Second, I wanted to make clear that true product stewardship, as in shared and cooperative responsibility, can be a great thing, as is the case of the Sony, Panasonic, Sharp, and Toshiba involvement in our Vermont "Coupon" program. Sony Electronics recognized that self-started programs like Vermont were not being recognized, and started the ball rolling by paying for their own products. Other manufacturers (OEMs) are joining in handing out $10-20 coupons for the recycling costs of their particular brands. This supports Vermont's system, which provides 6-day per week access to TV and computer recycling for 83% of all Vermont residents within their county, many like CSWD with multiple public and private collection points.

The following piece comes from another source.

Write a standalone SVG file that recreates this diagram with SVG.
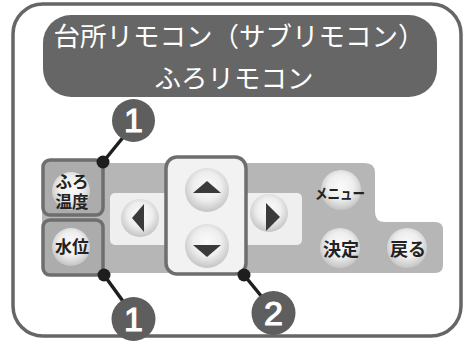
<svg xmlns="http://www.w3.org/2000/svg" width="469" height="347" viewBox="0 0 469 347">
<defs>
<radialGradient id="btn" cx="50%" cy="42%" r="58%">
<stop offset="0" stop-color="#fbfbfb"/>
<stop offset="0.55" stop-color="#eeeeee"/>
<stop offset="1" stop-color="#c4c4c4"/>
</radialGradient>
<style>
.lbl{font-family:"Noto Sans CJK JP","Noto Sans",sans-serif;font-weight:bold;fill:#222;text-anchor:middle}
.title{font-family:"Noto Sans CJK JP","Noto Sans",sans-serif;fill:#fff;font-size:26.5px;text-anchor:middle}
.num{font-family:"Liberation Sans",Arial,sans-serif;fill:#fff;stroke:#fff;stroke-width:1.2;font-size:34px;text-anchor:middle}
.ncirc{fill:#5e5e5e}
.btn{fill:url(#btn)}
.box{fill:#acacac;stroke:#6e6e6e;stroke-width:3.5}
.tri{fill:#3a3a3a}
.lead{stroke:#1e1e1e;stroke-width:3.5;fill:none}
.dot{fill:#1e1e1e}
</style>
</defs>
<rect x="0" y="0" width="469" height="347" fill="#fff"/>
<rect id="frame" x="13" y="4" width="448" height="332" rx="30" fill="#fff" stroke="#666" stroke-width="3.5"/>
<g id="title">
<rect x="43" y="15" width="394" height="82" rx="28" fill="#666"/>
<text class="title" x="239" y="46">台所リモコン（サブリモコン）</text>
<text class="title" x="234" y="88">ふろリモコン</text>
</g>
<g id="panel">
<path d="M50,163 H365 Q375,163 375,173 V212 Q375,222 385,222 H435 Q443,222 443,230 V265 Q443,273 435,273 H50 Q42,273 42,265 V171 Q42,163 50,163 Z" fill="#b6b6b6"/>
<rect x="110" y="193" width="192" height="52" rx="5" fill="#efefef"/>
</g>
<g id="btn-furo">
<rect class="box" x="43" y="160" width="60" height="55" rx="7"/>
<circle class="btn" cx="71" cy="191" r="19"/>
<text class="lbl" x="72" y="188" font-size="16.5">ふろ</text>
<text class="lbl" x="72" y="208" font-size="16.5">温度</text>
</g>
<g id="btn-suii">
<rect class="box" x="43" y="220" width="60" height="55" rx="7"/>
<circle class="btn" cx="71" cy="247" r="19"/>
<text class="lbl" x="72" y="253" font-size="17">水位</text>
</g>
<g id="btn-left">
<circle class="btn" cx="140" cy="218" r="19"/>
<path class="tri" d="M132,218 L144,204 V232 Z"/>
</g>
<g id="btn-updown">
<rect x="166" y="157" width="80" height="117" rx="11" fill="#f2f2f2" stroke="#6e6e6e" stroke-width="3.5"/>
<circle class="btn" cx="207" cy="190" r="22"/>
<path class="tri" d="M193,193 L207,181 L221,193 Z"/>
<circle class="btn" cx="207" cy="246" r="22"/>
<path class="tri" d="M193,245 L221,245 L207,257 Z"/>
</g>
<g id="btn-right">
<circle class="btn" cx="269" cy="213" r="19"/>
<path class="tri" d="M280,217 L266,203 V231 Z"/>
</g>
<g id="btn-menu">
<circle class="btn" cx="341" cy="190" r="20"/>
<text class="lbl" x="340" y="199" font-size="15" textLength="50" lengthAdjust="spacingAndGlyphs">メニュー</text>
</g>
<g id="btn-kettei">
<circle class="btn" cx="340" cy="248" r="20"/>
<text class="lbl" x="341" y="256" font-size="18">決定</text>
</g>
<g id="btn-modoru">
<circle class="btn" cx="407" cy="248" r="20"/>
<text class="lbl" x="408" y="256" font-size="18">戻る</text>
</g>
<g id="connectors">
<line class="lead" x1="103" y1="162" x2="125" y2="135"/>
<circle class="dot" cx="103" cy="162" r="6.5"/>
<line class="lead" x1="104" y1="275" x2="125" y2="304"/>
<circle class="dot" cx="104" cy="275" r="6.5"/>
<line class="lead" x1="244" y1="275" x2="262" y2="297"/>
<circle class="dot" cx="244" cy="275" r="6.5"/>
</g>
<g id="callout-1-top">
<circle class="ncirc" cx="133.5" cy="120.5" r="21.5"/>
<text class="num" x="133.5" y="132">1</text>
</g>
<g id="callout-1-bottom">
<circle class="ncirc" cx="133.5" cy="319" r="22"/>
<text class="num" x="133.5" y="331">1</text>
</g>
<g id="callout-2">
<circle class="ncirc" cx="273.5" cy="313" r="22"/>
<text class="num" x="273.5" y="325">2</text>
</g>
</svg>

The Vermont system is based on the Massachusetts and California "waste ban" models, which intend for TVs to be collected in the same infrastructure as white goods, freon appliances, tires and auto batteries (all of which have 85% recovery nationwide - that's "NATIONWIDE"). Those products might be collected curbside where there are bulky collections, door to door by charities, at retailers through convenience fees, drop-offs, etc. Vermont gets almost the same diversion without even having implemented the current federal CRT waste ban (which I'd dearly like them to do).

Perhaps the coupon participation never would have happened without the threat of other product stewardship laws. Still, there are fundamental flaws in "command and control" planning. My last post describes how one particular method, e.g. retail takeback, can skew the economics of competing collections (if they go after only the money items).  Here in more detail is another example of unintended consequences of some e-waste laws... command-and-control ewaste planning finds itself in the high weeds of scrap dealer shenanigans...

Ghost Tonnage:

Minnesota and Rhode Island and Maine "product stewardship" programs require each manufacturer to take responsibility for a certain amount of tonnage, based either on current sales or on past sales. Once the rules are established, we can see how payment for tonnage creates a "sinkhole" where "non-covered" material just moves "downhill"... Scrap metal from CPU desktops, movement of material from non-covered states to covered states (demonstrated in the Seinfeld "Deposit" episode.  Maine's expanded bottle bill was famous for collecting back over 100% of the bottles and cans sold in Maine).

Newest observation... Ghost Tonnage. If a manufacturer is responsible for getting 1 million pounds of product out of a state system, based on a calculation of their market share, and they are told they can buy the tonnage from any recyclers they want at whatever price they negotiate, which of these will they buy?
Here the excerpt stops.